At Mount Marty College, a private college, in nearby Yankton, S.D., for example, 99.1 percent of full-time students receive financial aid; 98.3 percent earn some sort of Mount Marty assistance via grants or scholarships; and 87.2 percent receive academic assistance, similar to the "Jackrabbit Guarantee" Breyfogle earned.
"The initial sticker shock of a private school is hard to overcome sometimes," says Jill Paulson, director of admissions at Mount Marty College. "We try to stay that we're often able to close that gap."
The average financial aid package for a full-time Mount Marty student comes to $19,337.

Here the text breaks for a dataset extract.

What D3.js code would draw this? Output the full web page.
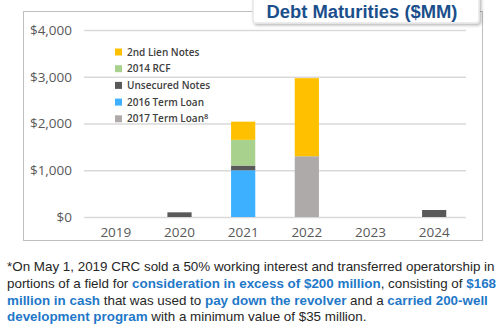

"We feel lucky in a sense that we are one of the more affordable colleges in the Midwest," Paulson adds.
The affordability of Breyfogle's education at South Dakota State was boosted when he and coworker Erin Yoder, a science teacher at MVAO High School, investigated a program for teachers in designated "high-need" academic areas like math and science.
Breyfogle learned he could have up to 20 percent of his student loan balance paid for via this program.
Breyfogle went into math education because he liked math. He didn't enter the profession because it had a shortage of teachers in the Midwest. The fact he did was a blessing.
"I had only two job interviews and I was offered a job at both places," he says.
A second student loan program aimed at teachers in shortage areas offered to pay up to $17,000 in loans for instructors who stayed at their respective position for five years.
Last summer, Breyfogle qualified for this program. He used it to pay whatever balance he had remaining. And he forgot about it until after the birth of their son, Wesley.
"I didn't know until I looked online," he remembers. "I looked for what I owed and it was all zeroes. I printed it off and showed it to my wife."
Celebrate? Not really. There were diapers to buy.
"Maybe this was in the plans all along," Breyfogle says with a laugh.